Today, we live in a creator economy, where more than 50 million independent content creators, curators, and community builders are generating value for their audiences with their unique and compelling content. Creating video content such as a VOD or live-streaming platform is one of the ways to go forward. For instance, live streaming not only allows you to monetize your video content but also build a highly engaged community around it.
Market research reveals that an average person views 100 minutes of video content daily. And this is just your average Joe – not some video-loving, binge-watcher! So, the chances are that there will be a wider audience for your video-driven enterprise.
People literally crave captivating content on various topics. Just open YouTube. Search anything that comes to your mind.
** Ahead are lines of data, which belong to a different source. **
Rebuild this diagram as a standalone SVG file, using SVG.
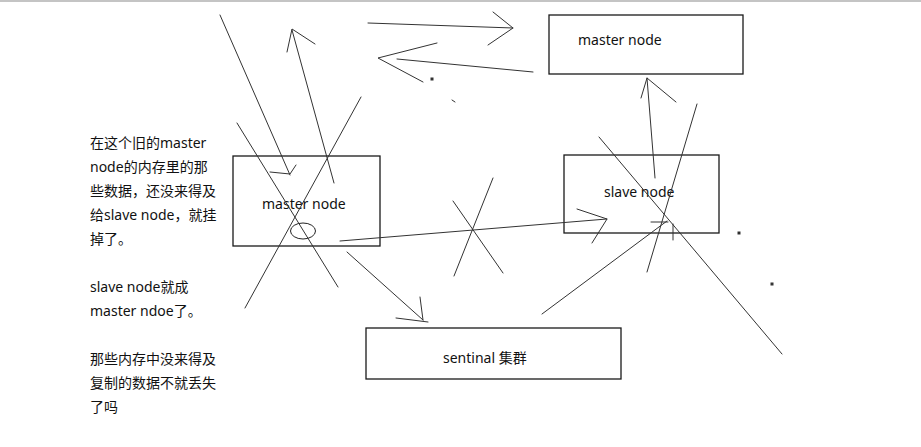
<svg xmlns="http://www.w3.org/2000/svg" width="921" height="447" viewBox="0 0 921 447">
<style>
.box{fill:#fff;stroke:#1a1a1a;stroke-width:1.3}
.t{font-family:"Noto Sans","Noto Sans CJK SC",sans-serif;font-size:14px;fill:#111}
.l{stroke:#333;stroke-width:1;fill:none;stroke-linecap:round}
</style>
<rect x="0" y="0" width="921" height="447" fill="#fff"/>
<rect x="0" y="0" width="921" height="2" fill="#c4c4c4"/>
<g id="note">
<text class="t" x="90" y="148">在这个旧的master</text>
<text class="t" x="90" y="172">node的内存里的那</text>
<text class="t" x="90" y="196">些数据，还没来得及</text>
<text class="t" x="90" y="220">给slave node，就挂</text>
<text class="t" x="90" y="244">掉了。</text>
<text class="t" x="90" y="292">slave node就成</text>
<text class="t" x="90" y="316">master ndoe了。</text>
<text class="t" x="90" y="364">那些内存中没来得及</text>
<text class="t" x="90" y="388">复制的数据不就丢失</text>
<text class="t" x="90" y="412">了吗</text>
</g>
<g id="master-new">
<rect class="box" x="549" y="15" width="194" height="59"/>
<text class="t" x="578" y="45">master node</text>
</g>
<g id="master-old">
<rect class="box" x="233" y="156" width="147" height="90"/>
<text class="t" x="262" y="209">master node</text>
<ellipse cx="303" cy="231" rx="12.5" ry="8" fill="none" stroke="#222" stroke-width="1"/>
</g>
<g id="slave">
<rect class="box" x="564" y="155" width="155" height="78"/>
<text class="t" x="604" y="197">slave node</text>
</g>
<g id="sentinel">
<rect class="box" x="366" y="328" width="255" height="51"/>
<text class="t" x="443" y="363">sentinal 集群</text>
</g>
<g id="connectors" class="l">
<line class="l" x1="368" y1="23" x2="513" y2="28"/>
<polyline class="l" points="493,12 513,28 488,45"/>
<line class="l" x1="533" y1="72" x2="397" y2="59"/>
<polyline class="l" points="437,43 378,58 423,82"/>
<line class="l" x1="220" y1="15" x2="290" y2="175"/>
<polyline class="l" points="270,172 290,174 296,165"/>
<line class="l" x1="237" y1="123" x2="338" y2="287"/>
<line class="l" x1="334" y1="183" x2="292" y2="30"/>
<polyline class="l" points="287,52 292,29 315,44"/>
<line class="l" x1="361" y1="97" x2="245" y2="308"/>
<line class="l" x1="340" y1="241" x2="607" y2="219"/>
<polyline class="l" points="577,209 607,219 592,243"/>
<line class="l" x1="453" y1="201" x2="503" y2="273"/>
<line class="l" x1="493" y1="178" x2="454" y2="276"/>
<line class="l" x1="347" y1="252" x2="423" y2="320"/>
<polyline class="l" points="420,297 423,320"/>
<line class="l" x1="396" y1="318" x2="428" y2="322"/>
<line class="l" x1="542" y1="314" x2="667" y2="221"/>
<line class="l" x1="651" y1="222" x2="668" y2="222"/>
<line class="l" x1="673" y1="224" x2="673" y2="240"/>
<line class="l" x1="655" y1="178" x2="647" y2="78"/>
<polyline class="l" points="641,98 647,78 676,102"/>
<line class="l" x1="697" y1="104" x2="647" y2="272"/>
<line class="l" x1="599" y1="137" x2="782" y2="354"/>
<rect x="431" y="78" width="2" height="2" fill="#333"/>
<line class="l" x1="452" y1="100" x2="455" y2="102"/>
<rect x="738" y="232" width="2" height="2" fill="#222"/>
<rect x="771" y="283" width="2" height="2" fill="#444"/>
</g>
</svg>
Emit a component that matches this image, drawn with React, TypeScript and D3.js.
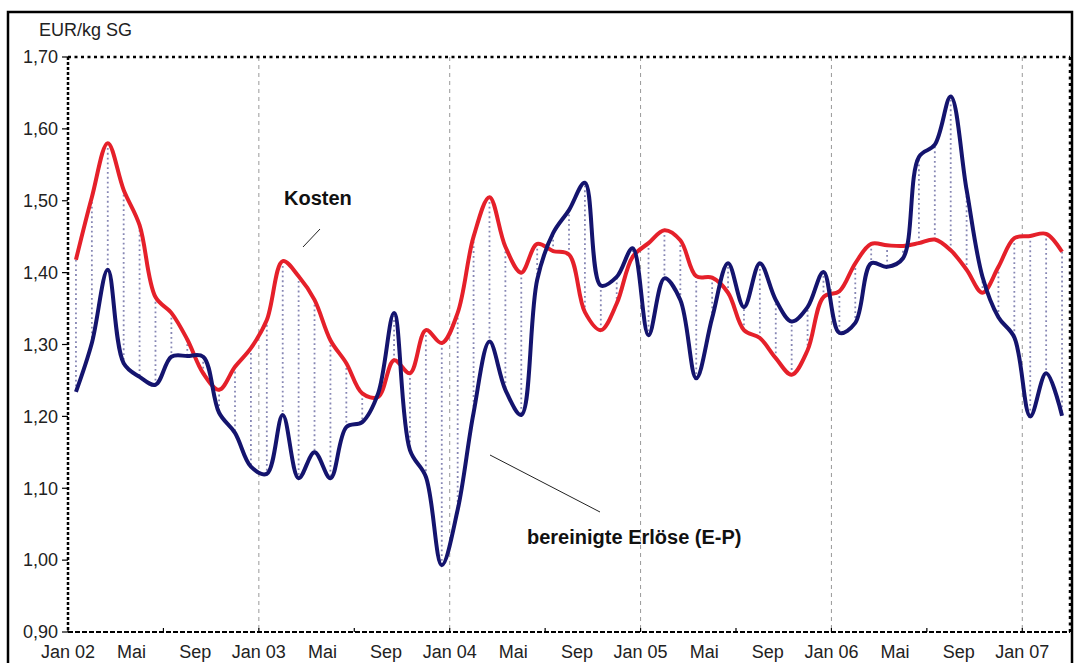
import * as d3 from 'd3';

// monthly values Jan 02 .. Mar 07 (63 months)
const kosten = [
  1.418, 1.505, 1.58, 1.515, 1.466, 1.366, 1.344, 1.307, 1.26, 1.237, 1.269, 1.295,
  1.334, 1.416, 1.395, 1.362, 1.306, 1.274, 1.232, 1.227, 1.278, 1.26, 1.32, 1.302,
  1.344, 1.45, 1.505, 1.436, 1.4, 1.44, 1.43, 1.425, 1.345, 1.32, 1.357, 1.422,
  1.441, 1.459, 1.445, 1.395, 1.393, 1.372, 1.32, 1.309, 1.281, 1.258, 1.292, 1.366,
  1.374, 1.413, 1.44, 1.438, 1.437, 1.441, 1.446, 1.431, 1.404, 1.372, 1.408, 1.448,
  1.451, 1.454, 1.429,
];
const erloese = [
  1.234, 1.302, 1.404, 1.274, 1.255, 1.244, 1.283, 1.284, 1.283, 1.205, 1.177, 1.13,
  1.12, 1.202, 1.114, 1.15, 1.114, 1.185, 1.192, 1.232, 1.344, 1.153, 1.116, 0.993,
  1.07, 1.205, 1.304, 1.237, 1.202, 1.39, 1.455, 1.487, 1.525, 1.382, 1.394, 1.434,
  1.313, 1.392, 1.362, 1.253, 1.337, 1.413, 1.352, 1.413, 1.362, 1.332, 1.352, 1.401,
  1.316, 1.33, 1.413, 1.408, 1.42, 1.561, 1.578, 1.645, 1.515, 1.394, 1.338, 1.31,
  1.2, 1.26, 1.201,
];
const tickLabels = [
  'Jan 02', 'Mai', 'Sep', 'Jan 03', 'Mai', 'Sep', 'Jan 04', 'Mai', 'Sep',
  'Jan 05', 'Mai', 'Sep', 'Jan 06', 'Mai', 'Sep', 'Jan 07',
];
const yTicks = [0.9, 1.0, 1.1, 1.2, 1.3, 1.4, 1.5, 1.6, 1.7];

const W = 1075, H = 663;
const left = 68, right = 1070, top = 57, bottom = 632;
const font = '"Liberation Sans", Arial, sans-serif';

const App = () => {
  const x = d3.scaleLinear().domain([0, kosten.length]).range([left, right]);
  const y = d3.scaleLinear().domain([0.9, 1.7]).range([bottom, top]);
  const idx = d3.range(kosten.length);

  const line = (vals: number[]) =>
    d3
      .line<number>()
      .curve(d3.curveCatmullRom.alpha(0.5))
      .x((i) => x(i + 0.5))
      .y((i) => y(vals[i]))(idx) || '';

  const fmt = (v: number) => v.toFixed(2).replace('.', ',');

  return (
    <svg width={W} height={H} style={{ position: 'absolute', left: 0, top: 0, background: '#fff' }}>
      <rect x={8} y={12} width={1064} height={700} fill="#fff" stroke="#000" strokeWidth={2.5} />

      {/* yearly gridlines */}
      {d3.range(12, 61, 12).map((m) => (
        <line key={'g' + m} x1={x(m)} x2={x(m)} y1={top} y2={bottom}
          stroke="#999" strokeWidth={1} strokeDasharray="4 4" />
      ))}

      {/* drop lines between the two series */}
      {idx.map((i) => (
        <line key={'d' + i} x1={x(i + 0.5)} x2={x(i + 0.5)} y1={y(kosten[i])} y2={y(erloese[i])}
          stroke="#8686b4" strokeWidth={1.8} strokeDasharray="1.8 3" />
      ))}

      {/* frame */}
      <line x1={left} x2={right} y1={top} y2={top} stroke="#000" strokeWidth={2.5} strokeDasharray="3 3.5" />
      <line x1={right} x2={right} y1={top} y2={bottom} stroke="#000" strokeWidth={2.5} strokeDasharray="3 3.5" />
      <line x1={left} x2={left} y1={top} y2={bottom} stroke="#000" strokeWidth={2.5} strokeDasharray="3 2" />
      <line x1={left} x2={right} y1={bottom} y2={bottom} stroke="#000" strokeWidth={2} strokeDasharray="5 2" />

      {/* y axis */}
      {yTicks.map((v) => (
        <g key={'y' + v}>
          <line x1={left - 6} x2={left} y1={y(v)} y2={y(v)} stroke="#000" strokeWidth={1.2} />
          <text x={left - 10} y={y(v)} dy="0.35em" textAnchor="end" fontFamily={font} fontSize={18} fill="#222">
            {fmt(v)}
          </text>
        </g>
      ))}
      <text x={39} y={36} fontFamily={font} fontSize={18} fill="#222">EUR/kg SG</text>

      {/* x axis */}
      {d3.range(0, 61, 6).map((m) => (
        <line key={'t' + m} x1={x(m)} x2={x(m)} y1={bottom - 4} y2={bottom} stroke="#000" strokeWidth={1.2} />
      ))}
      {tickLabels.map((t, k) => (
        <text key={'x' + k} x={x(k * 4)} y={658} textAnchor="middle" fontFamily={font} fontSize={18} fill="#222">
          {t}
        </text>
      ))}

      {/* series */}
      <path d={line(kosten)} fill="none" stroke="#e5202a" strokeWidth={4} strokeLinejoin="round" />
      <path d={line(erloese)} fill="none" stroke="#14146e" strokeWidth={4} strokeLinejoin="round" />

      {/* annotations */}
      <text x={284} y={205} fontFamily={font} fontWeight="bold" fontSize={20} fill="#111">Kosten</text>
      <line x1={303} y1={247} x2={320} y2={229} stroke="#222" strokeWidth={1} />
      <text x={527} y={544} fontFamily={font} fontWeight="bold" fontSize={20} fill="#111">bereinigte Erlöse (E-P)</text>
      <line x1={490} y1={455} x2={600} y2={512} stroke="#222" strokeWidth={1} />
    </svg>
  );
};

export default App;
Whether it’s reusable model rocket making or ant-keeping as a hobby, you’ll find that there videos on these topics and millions (and, sometimes, billions) of people have watched them. Why wouldn’t someone watch your hobby content then? At least, if you present it in a gripping format. For inspiration, you can read our blog on video monetization as well. You’ll learn everything from what channels to what your strategy should be while beginning a video venture in it. Go check it out!
In terms of beginning a venture, video making also comes with a smaller barrier to entry. All you need to have is a video camera, which, chances are, you already do. Every smartphone and laptop nowadays comes with an in-built camera. Every other accessory that you need is just an add-on.
There you have it – everything you need to know about turning your hobby into a business venture!
Just remember to take things slow at first and steady your ship while making well-informed decisions. Build up a solid foundation for your business and then take the plunge.